Le FDATIC est l’unique source de financement public du cinéma. Ce Fonds sera rétabli, selon des sources informées. Une réunion s’est tenue entre des représentants du ministère de la Culture et des Finances, en date du 17 décembre 2023, pour étudier les modalités de reprise de ce fonds aux fins de continuer à soutenir l’industrie cinématographique en Algérie. Lors de la même réunion, il a été étudié la possibilité de trouver des formules pour un financement bancaire des productions de films ainsi que des facilités fiscales.
Lors du Conseil des ministres du 10 décembre 2023, il a été annoncé l’engagement de l’Etat à financer les œuvres cinématographiques «jusqu’à 70% à travers des crédits bancaires, tout en aidant les gens du secteur à réaliser des studios de tournage et des villes cinématographiques». Pour rappel, le FDATIC était alimenté, avant sa fermeture, par un taux prélevé sur les bénéfices des opérateurs de téléphonie mobile et par les recettes publicitaires.
Création d’une commission de déontologie
Le projet de loi sur l’industrie cinématographique prévoit aussi, en son article 61, la création d’une commission d’intermédiation, de l’éthique et de la déontologie de l’activité cinématographique. Cette commission élabore «un code de l’éthique et de la déontologie de l’activité cinématographique, veille à son respect et la médiation entre les professionnels du cinéma au sujet des différends découlant de l’exercice de leurs activités cinématographiques». Un texte d’application précisera davantage les missions de cette commission.

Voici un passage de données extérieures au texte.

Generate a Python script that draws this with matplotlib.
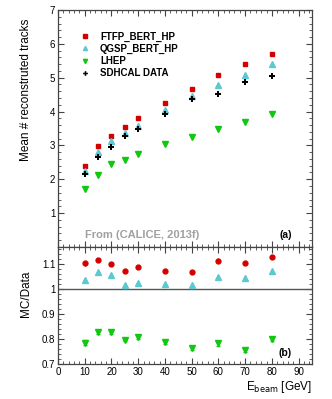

Le ministère de la Culture et des Arts prévoit, d’après les mêmes sources, la création d’un Centre national du cinéma. Lors du même Conseil des ministres de décembre 2023, le président Abdelmadjid Tebboune a ordonné la création d’une instance nationale «dont les missions seront attribuées aux gens du secteur afin de superviser l’activité cinématographique et de relancer ce domaine vital, notamment avec la production, ces dernières années, d’excellentes œuvres dramatiques et l’émergence de jeunes talents en actorat et en réalisation».
En matière de formation, l’Institut national supérieur du cinéma sera installé à Koléa (Tipaza). Des dispositions légales et organisationnelles sont en préparation pour permettre son ouverture prochaine, probablement en septembre 2024.
«Les entreprises de production cinématographiques sont tenues d’employer durant les périodes de tournage, dans une proportion d’au moins dix pour cent (10%) de leurs effectifs globaux, des stagiaires des établissements de formation dans les métiers du cinéma, et bénéficient à ce titre des avantages prévus par la législation et réglementation en vigueur», est-il indiqué dans l’article 57 du projet de loi.
Les professionnels du cinéma auront un statut particulier qui sera fixé par voie réglementaire (article 59). «Il est créé auprès du ministre chargé de la culture une commission pour l’étude des demandes de délivrance de la carte professionnelle du cinéma. La carte professionnelle du cinéma est délivrée par les services concernés sous tutelle du ministère chargé de la culture après avis de la commission.
La composition de la commission pour l’étude des demandes de délivrance de la carte professionnelle du cinéma ainsi que les modalités de son fonctionnement sont fixées par voie règlementaire», est-il détaillé dans l’article 60.
Des contrôleurs et des inspecteurs du cinéma sont, selon l’article 63, chargés d’effectuer des visites périodiques ou inopinées dans les salles et multiplex de salles de cinéma et dans tout autres espaces de projection public ainsi que dans les locaux de vente et de location des supports contenant des enregistrements de films cinématographiques destinés à l’usage privé du public et dans les plateformes électroniques.